Discorso differente per l’interfaccia, che paga a caro prezzo la sua natura stilosa: i menu risultano sì gradevoli e in linea col contesto, ma al contempo confusionari e mal strutturati. Ad aggiungere macchinosità ci pensa poi una pessima ripartizione dei comandi su Switch, che si rifà al layout di PlayStation Vita (sull’ammiraglia Nintendo viene impiegata B per confermare e A per tornare sui propri passi, una scelta non brillantissima che, almeno inizialmente, porterà a qualche strafalcione).
Va detto che è possibile personalizzare un minimo i controlli, ma ciò si applica solo durante le fasi di “gioco” e non nei menu; apprezzabile invece la scelta di riservare dorsali e grilletti a funzioni come il fast forward, il salvataggio e il caricamento veloce (è inoltre possibile tornare in qualsiasi momento alla scena desiderata tramite il consueto log degli eventi).

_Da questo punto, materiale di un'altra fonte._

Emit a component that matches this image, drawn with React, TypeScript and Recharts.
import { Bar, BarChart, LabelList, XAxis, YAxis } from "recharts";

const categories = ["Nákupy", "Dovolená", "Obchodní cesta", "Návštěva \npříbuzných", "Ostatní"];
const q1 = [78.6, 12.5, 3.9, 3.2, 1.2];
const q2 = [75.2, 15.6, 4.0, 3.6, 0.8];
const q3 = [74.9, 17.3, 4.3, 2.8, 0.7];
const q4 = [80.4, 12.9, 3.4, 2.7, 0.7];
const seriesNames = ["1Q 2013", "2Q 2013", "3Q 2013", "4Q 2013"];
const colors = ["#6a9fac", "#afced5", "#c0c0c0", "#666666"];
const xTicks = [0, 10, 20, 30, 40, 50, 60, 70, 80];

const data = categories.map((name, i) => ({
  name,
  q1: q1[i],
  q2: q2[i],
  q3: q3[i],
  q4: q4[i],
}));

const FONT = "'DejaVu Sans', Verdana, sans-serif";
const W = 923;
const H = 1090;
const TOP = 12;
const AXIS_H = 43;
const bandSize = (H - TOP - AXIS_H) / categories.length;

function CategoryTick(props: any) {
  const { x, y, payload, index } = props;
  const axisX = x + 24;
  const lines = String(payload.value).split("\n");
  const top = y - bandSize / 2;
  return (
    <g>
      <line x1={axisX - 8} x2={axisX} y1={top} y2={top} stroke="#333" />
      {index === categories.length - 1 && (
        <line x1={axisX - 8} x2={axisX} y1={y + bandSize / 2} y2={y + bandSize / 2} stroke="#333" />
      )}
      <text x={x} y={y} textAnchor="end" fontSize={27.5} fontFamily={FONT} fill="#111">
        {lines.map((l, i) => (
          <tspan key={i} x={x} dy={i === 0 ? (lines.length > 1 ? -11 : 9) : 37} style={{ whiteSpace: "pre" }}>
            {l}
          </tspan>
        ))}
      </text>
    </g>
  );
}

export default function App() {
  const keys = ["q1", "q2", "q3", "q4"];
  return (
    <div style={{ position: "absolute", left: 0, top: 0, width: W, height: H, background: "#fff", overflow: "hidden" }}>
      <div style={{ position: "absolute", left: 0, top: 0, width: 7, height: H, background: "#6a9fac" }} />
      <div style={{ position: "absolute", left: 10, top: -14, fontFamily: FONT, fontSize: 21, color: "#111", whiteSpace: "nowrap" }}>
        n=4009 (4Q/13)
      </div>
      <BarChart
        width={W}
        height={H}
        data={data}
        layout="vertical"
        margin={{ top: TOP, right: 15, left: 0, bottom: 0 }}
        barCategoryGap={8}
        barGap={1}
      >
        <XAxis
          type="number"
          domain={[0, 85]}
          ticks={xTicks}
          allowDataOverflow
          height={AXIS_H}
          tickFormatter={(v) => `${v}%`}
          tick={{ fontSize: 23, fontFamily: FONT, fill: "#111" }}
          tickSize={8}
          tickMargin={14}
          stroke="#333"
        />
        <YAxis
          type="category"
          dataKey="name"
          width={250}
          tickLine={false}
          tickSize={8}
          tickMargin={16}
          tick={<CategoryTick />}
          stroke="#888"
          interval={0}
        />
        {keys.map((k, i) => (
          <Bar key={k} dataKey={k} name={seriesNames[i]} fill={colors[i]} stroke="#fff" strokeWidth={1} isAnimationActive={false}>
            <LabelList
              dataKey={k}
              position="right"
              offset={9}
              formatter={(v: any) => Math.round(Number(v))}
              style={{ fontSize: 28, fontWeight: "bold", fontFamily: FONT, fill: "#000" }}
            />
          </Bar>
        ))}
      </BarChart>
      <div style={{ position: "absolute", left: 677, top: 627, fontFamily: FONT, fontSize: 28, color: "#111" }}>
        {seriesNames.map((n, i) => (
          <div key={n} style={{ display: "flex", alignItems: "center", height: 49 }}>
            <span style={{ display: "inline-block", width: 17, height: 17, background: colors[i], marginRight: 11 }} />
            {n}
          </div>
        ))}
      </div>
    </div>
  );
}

Parlando del sonoro invece son più dolori che gioie, dato che l’ottimo doppiaggio nipponico non riesce a far chiudere un occhio – o un orecchio – su una colonna sonora piuttosto detestabile, se si esclude la sigla d’apertura.

Conclusioni
Our World Is Ended aspirava a essere molto di più, ma le ottime premesse iniziali non riescono a concretizzarsi, traducendosi nell’ennesimo prodotto destinato a quella nicchia di giocatori capaci di soprassedere sull’intensivo impiego di stereotipi: una visual novel senza infamia e senza lode, in grado di intrattenere per qualche ora ma che difficilmente rigiocherete spinti dall’irrefrenabile voglia di scoprirne ogni anfratto narrativo. Perché semplicemente non ne vale la pena.